**DATASET SECTION**.
•••
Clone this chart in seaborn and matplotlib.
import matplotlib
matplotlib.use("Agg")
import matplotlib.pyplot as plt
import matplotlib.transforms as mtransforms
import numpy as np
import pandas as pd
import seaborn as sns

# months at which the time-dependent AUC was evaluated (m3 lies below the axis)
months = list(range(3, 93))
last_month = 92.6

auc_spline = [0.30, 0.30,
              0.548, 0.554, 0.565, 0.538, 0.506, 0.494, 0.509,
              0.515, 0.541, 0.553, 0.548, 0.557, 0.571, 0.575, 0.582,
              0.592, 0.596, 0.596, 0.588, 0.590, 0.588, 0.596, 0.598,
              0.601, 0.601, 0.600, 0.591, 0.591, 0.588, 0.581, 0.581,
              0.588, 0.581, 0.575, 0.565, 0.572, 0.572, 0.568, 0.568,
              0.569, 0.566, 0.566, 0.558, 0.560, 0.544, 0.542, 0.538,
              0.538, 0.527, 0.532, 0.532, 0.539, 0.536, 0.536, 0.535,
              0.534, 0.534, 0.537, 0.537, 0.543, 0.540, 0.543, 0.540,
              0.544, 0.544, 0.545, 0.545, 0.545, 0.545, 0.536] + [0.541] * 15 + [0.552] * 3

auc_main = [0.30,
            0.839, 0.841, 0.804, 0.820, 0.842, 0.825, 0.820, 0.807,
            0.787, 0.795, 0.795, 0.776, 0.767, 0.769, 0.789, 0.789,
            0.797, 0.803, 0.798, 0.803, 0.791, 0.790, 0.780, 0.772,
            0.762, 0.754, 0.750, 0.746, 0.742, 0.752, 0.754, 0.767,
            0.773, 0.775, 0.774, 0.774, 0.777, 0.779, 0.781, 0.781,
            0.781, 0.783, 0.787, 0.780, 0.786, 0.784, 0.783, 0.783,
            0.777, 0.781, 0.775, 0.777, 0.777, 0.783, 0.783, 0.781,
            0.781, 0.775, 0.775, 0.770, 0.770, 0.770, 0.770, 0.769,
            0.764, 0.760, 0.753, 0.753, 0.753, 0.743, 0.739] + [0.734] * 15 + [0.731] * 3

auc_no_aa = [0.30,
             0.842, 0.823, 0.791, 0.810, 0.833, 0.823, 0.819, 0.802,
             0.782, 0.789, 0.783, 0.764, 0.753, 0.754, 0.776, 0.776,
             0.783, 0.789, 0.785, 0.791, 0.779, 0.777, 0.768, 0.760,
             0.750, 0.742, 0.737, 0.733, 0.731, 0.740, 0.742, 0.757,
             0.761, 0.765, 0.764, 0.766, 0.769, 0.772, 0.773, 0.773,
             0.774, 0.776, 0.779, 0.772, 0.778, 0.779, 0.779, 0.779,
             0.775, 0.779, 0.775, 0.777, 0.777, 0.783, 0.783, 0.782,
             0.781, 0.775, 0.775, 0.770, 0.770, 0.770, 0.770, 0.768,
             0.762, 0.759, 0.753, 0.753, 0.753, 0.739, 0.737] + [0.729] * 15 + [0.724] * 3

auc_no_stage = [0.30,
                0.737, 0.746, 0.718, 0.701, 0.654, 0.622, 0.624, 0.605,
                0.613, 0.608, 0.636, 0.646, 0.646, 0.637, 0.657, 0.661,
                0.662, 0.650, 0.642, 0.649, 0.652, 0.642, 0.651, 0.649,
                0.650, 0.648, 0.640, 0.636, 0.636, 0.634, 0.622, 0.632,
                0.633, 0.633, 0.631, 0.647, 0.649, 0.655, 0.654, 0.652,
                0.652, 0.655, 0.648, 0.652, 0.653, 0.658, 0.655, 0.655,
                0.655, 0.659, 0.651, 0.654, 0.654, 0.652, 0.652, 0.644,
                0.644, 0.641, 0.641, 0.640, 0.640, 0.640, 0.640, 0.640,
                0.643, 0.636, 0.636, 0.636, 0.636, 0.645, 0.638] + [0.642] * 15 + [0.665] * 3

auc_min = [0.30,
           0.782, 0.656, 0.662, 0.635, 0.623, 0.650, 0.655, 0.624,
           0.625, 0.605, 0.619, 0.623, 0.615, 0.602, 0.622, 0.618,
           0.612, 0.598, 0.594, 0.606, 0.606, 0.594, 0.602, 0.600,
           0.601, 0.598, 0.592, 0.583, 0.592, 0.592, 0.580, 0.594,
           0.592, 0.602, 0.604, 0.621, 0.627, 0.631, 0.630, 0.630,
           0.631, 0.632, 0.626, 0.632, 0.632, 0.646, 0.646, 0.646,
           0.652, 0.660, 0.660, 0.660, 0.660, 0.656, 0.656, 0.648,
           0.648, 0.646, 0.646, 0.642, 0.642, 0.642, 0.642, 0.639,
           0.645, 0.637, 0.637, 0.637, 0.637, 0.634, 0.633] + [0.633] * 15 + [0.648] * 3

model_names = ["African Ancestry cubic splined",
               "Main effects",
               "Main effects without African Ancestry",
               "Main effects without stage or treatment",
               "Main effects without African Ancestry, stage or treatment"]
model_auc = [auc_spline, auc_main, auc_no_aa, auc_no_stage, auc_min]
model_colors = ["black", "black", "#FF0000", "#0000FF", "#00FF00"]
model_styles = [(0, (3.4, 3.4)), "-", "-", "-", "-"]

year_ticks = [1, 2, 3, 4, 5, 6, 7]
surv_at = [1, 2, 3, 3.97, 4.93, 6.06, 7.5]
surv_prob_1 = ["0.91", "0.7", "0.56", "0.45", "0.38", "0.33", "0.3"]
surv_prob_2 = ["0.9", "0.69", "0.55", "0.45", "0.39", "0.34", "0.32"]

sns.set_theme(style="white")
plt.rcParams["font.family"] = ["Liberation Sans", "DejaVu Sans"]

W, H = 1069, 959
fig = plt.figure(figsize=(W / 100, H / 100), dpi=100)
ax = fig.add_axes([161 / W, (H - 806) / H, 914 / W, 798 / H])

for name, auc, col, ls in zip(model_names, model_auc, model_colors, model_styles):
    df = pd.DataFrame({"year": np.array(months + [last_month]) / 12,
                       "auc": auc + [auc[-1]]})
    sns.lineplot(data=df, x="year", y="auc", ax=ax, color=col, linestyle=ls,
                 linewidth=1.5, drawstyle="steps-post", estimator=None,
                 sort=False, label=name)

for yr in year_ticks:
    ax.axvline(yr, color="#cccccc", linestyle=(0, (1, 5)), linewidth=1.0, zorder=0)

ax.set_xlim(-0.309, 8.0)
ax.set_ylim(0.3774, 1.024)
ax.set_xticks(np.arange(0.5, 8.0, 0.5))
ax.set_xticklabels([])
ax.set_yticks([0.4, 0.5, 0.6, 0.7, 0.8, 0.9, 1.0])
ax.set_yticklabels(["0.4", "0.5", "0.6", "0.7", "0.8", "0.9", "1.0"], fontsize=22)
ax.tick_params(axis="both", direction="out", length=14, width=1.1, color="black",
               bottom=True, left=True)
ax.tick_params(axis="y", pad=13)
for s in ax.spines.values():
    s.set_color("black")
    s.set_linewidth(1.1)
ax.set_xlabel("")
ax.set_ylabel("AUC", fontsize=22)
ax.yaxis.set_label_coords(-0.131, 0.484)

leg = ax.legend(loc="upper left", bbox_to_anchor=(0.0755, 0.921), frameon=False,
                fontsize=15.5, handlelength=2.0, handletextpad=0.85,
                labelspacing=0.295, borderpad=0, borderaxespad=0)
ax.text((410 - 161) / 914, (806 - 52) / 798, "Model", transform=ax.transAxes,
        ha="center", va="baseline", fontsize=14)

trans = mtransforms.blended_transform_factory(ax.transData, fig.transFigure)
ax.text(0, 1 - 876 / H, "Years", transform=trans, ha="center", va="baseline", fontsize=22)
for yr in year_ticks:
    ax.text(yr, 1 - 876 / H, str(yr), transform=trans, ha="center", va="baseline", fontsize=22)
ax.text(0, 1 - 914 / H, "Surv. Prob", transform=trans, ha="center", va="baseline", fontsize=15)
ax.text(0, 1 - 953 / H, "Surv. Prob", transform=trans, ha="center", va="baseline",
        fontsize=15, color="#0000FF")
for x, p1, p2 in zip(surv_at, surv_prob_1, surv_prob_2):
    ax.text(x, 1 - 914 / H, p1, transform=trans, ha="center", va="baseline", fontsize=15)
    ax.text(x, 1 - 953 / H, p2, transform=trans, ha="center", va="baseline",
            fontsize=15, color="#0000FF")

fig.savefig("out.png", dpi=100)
•••
**PROBLEM TO WORK ON**. Return the lines above precisely as they appear, beginning at the first line and ending at the line with "last_month = 92.6", and nothing after it.

**EXERCISE SOLUTION**.
Clone this chart in seaborn and matplotlib.
import matplotlib
matplotlib.use("Agg")
import matplotlib.pyplot as plt
import matplotlib.transforms as mtransforms
import numpy as np
import pandas as pd
import seaborn as sns

# months at which the time-dependent AUC was evaluated (m3 lies below the axis)
months = list(range(3, 93))
last_month = 92.6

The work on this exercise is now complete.